When she ascended to the throne in 1952, Britain was a homogeneous white country with a culture symbolised by beer, country churches, cricket, the Radio Times and Miss Marple. Today, however, the ethnic and cultural make-up of the nation is changing fast.
According to one projection, by 2051 the ‘white British’ proportion of the population will fall to 67 per cent, then decline to only 50 per cent by the end of the century. A significant proportion of the children of minorities will, meanwhile, become assimilated and adopt our traditional values, perhaps including respect for the monarchy.
But it seems rash to expect too much, when the ‘white British’ are diminishingly confident about what our values are.
They are scarcely churchgoing Christians. Even the Church of England is racked with doubts about its own beliefs. That other great British institution, the BBC, often seems more concerned with providing a platform for minorities than with articulating the views of the majority.
If I was advising Prince William and Kate Middleton, I would urge they confine their public remarks to politeness and platitudes.
Even fish and chips are history. Tea is not the national opiate it once was — if you asked for a ‘cuppa char’ in many fast-food places, the Polish girl staring blankly across the counter might think you were making an indecent suggestion.

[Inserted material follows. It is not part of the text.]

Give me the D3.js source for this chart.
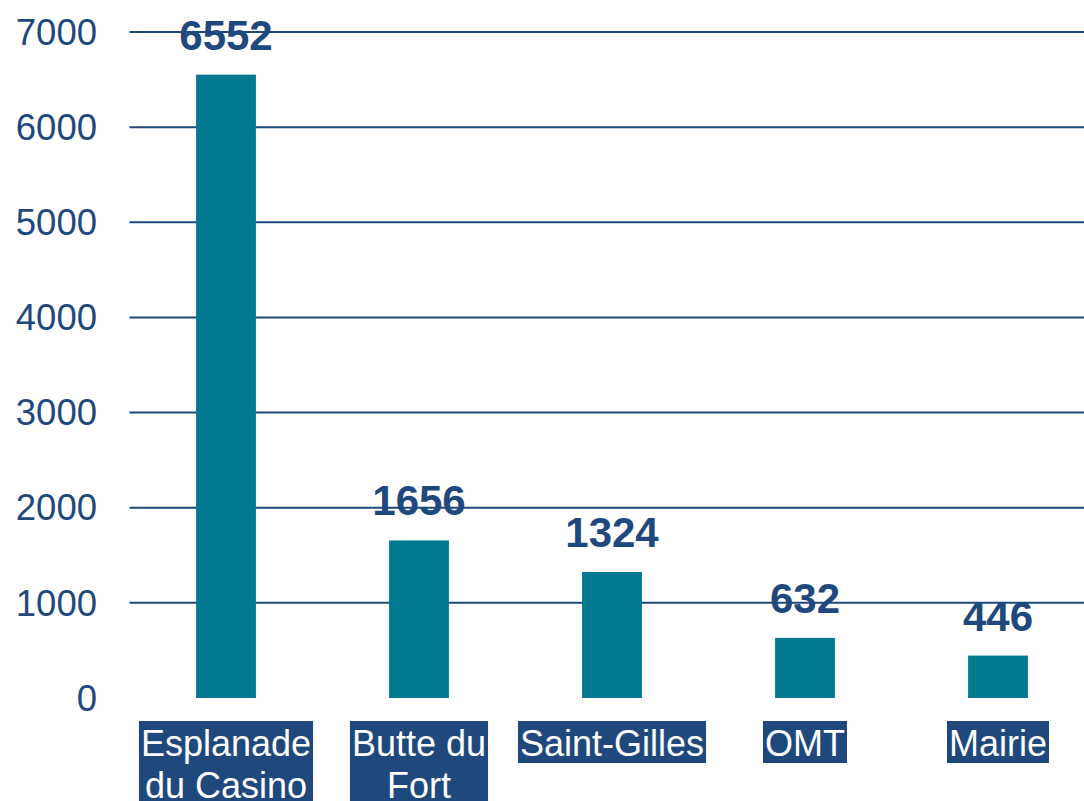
<!DOCTYPE html>
<html>
<head>
<meta charset="utf-8">
<script src="https://cdn.jsdelivr.net/npm/d3@7"></script>
<style>
  html, body { margin: 0; padding: 0; background: #fff; overflow: hidden; }
  text { font-family: "Liberation Sans", Arial, sans-serif; }
</style>
</head>
<body>
<div id="chart"></div>
<script>
// data
var categories = ["Esplanade du Casino", "Butte du Fort", "Saint-Gilles", "OMT", "Mairie"];
var labelLines = [["Esplanade", "du Casino"], ["Butte du", "Fort"], ["Saint-Gilles"], ["OMT"], ["Mairie"]];
var values = [6552, 1656, 1324, 632, 446];
var yTicks = [0, 1000, 2000, 3000, 4000, 5000, 6000, 7000];

var width = 1084, height = 801;
var barColor = "#037891", textColor = "#1F497D";

var svg = d3.select("#chart").append("svg")
    .attr("width", width)
    .attr("height", height);

var x = d3.scaleBand()
    .domain(categories)
    .range([129.5, 1094.5])
    .paddingInner(0.69)
    .paddingOuter(0.345);

var y = d3.scaleLinear()
    .domain([0, 7000])
    .range([698, 32]);

// gridlines (no line at zero)
svg.append("g")
  .selectAll("line")
  .data(yTicks.filter(function(d) { return d > 0; }))
  .enter().append("line")
    .attr("x1", 129.5)
    .attr("x2", 1094.5)
    .attr("y1", function(d) { return y(d); })
    .attr("y2", function(d) { return y(d); })
    .attr("stroke", textColor)
    .attr("stroke-width", 2);

// y tick labels
svg.append("g")
  .selectAll("text")
  .data(yTicks)
  .enter().append("text")
    .attr("x", 97)
    .attr("y", function(d) { return y(d); })
    .attr("dy", "0.35em")
    .attr("text-anchor", "end")
    .attr("font-size", 36.5)
    .attr("fill", textColor)
    .text(function(d) { return d; });

// bars
svg.append("g")
  .selectAll("rect")
  .data(values)
  .enter().append("rect")
    .attr("x", function(d, i) { return x(categories[i]); })
    .attr("y", function(d) { return y(d); })
    .attr("width", x.bandwidth())
    .attr("height", function(d) { return y(0) - y(d); })
    .attr("fill", barColor);

// value labels
svg.append("g")
  .selectAll("text")
  .data(values)
  .enter().append("text")
    .attr("x", function(d, i) { return x(categories[i]) + x.bandwidth() / 2; })
    .attr("y", function(d) { return y(d) - 25; })
    .attr("text-anchor", "middle")
    .attr("font-size", 42)
    .attr("font-weight", "bold")
    .attr("fill", textColor)
    .text(function(d) { return d; });

// category labels: white text on a dark blue block
var cat = svg.append("g")
  .selectAll("g")
  .data(categories)
  .enter().append("g")
    .attr("transform", function(d) { return "translate(" + (x(d) + x.bandwidth() / 2) + ",0)"; });

cat.append("rect")
    .attr("fill", textColor);

cat.each(function(d, i) {
  var g = d3.select(this);
  var t = g.append("text")
      .attr("text-anchor", "middle")
      .attr("font-size", 36)
      .attr("fill", "#fff");
  labelLines[i].forEach(function(line, k) {
    t.append("tspan")
      .attr("x", 0)
      .attr("y", 756 + k * 42)
      .text(line);
  });
  var w = 0;
  t.selectAll("tspan").each(function() { w = Math.max(w, this.getComputedTextLength()); });
  g.select("rect")
    .attr("x", -w / 2 - 2)
    .attr("y", 721)
    .attr("width", w + 4)
    .attr("height", labelLines[i].length * 42);
});
</script>
</body>
</html>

Some younger courtiers argue that a ‘more relevant’ monarchy will be necessary, to engage with the new Britain. I suggest that they are wrong.
The best hope for the future is to maintain the Queen’s great tradition, of being all things to all her subjects by remaining a smiling, but silent, monarch.
In the days when royal advisers occasionally sought my opinions as a newspaper editor, my counsel was always the same: ‘Say nothing, say nothing, say nothing.’ I thought the various confessional interviews by the Prince and Princess of Wales were suicidal. Charles’ book Harmony can promote only disharmony around the throne.
If I was advising Prince William and Kate Middleton, I would urge they confine their public remarks to politeness and platitudes. At all costs, I would forswear interviews and documentaries designed to reveal ‘the real William’ and ‘the real Kate’. For our sakes, as well as theirs, we should not go there.
Modern kings and queens must remain distant symbols of glamour, beauty and decency — or they become nothing. In the mid-21st century, as ever, once the public knows too much, the magic will be gone.
Happily for us all, there is every reason to suppose that the Queen will reign on for at least another decade. By then, it should be obvious that it would be madness to allow a quirky, stubbornly opinionated and contentious old man to assume the throne — that the best hope for Britain’s monarchy lies with William and Kate.
The most important task, meanwhile, is to prevent the media’s obsession with the young royals from tarnishing or destroying the couple.
I remain optimistic that the monarchy will survive. While many British people are indifferent to it today, few are actively hostile — a state of affairs which reflects the Queen’s achievement.
But anyone who reads the Prince of Wales’ new book will have little doubt that the chief peril to our royal institution in the decades ahead lies within his well-meaning, muddled, woolly head.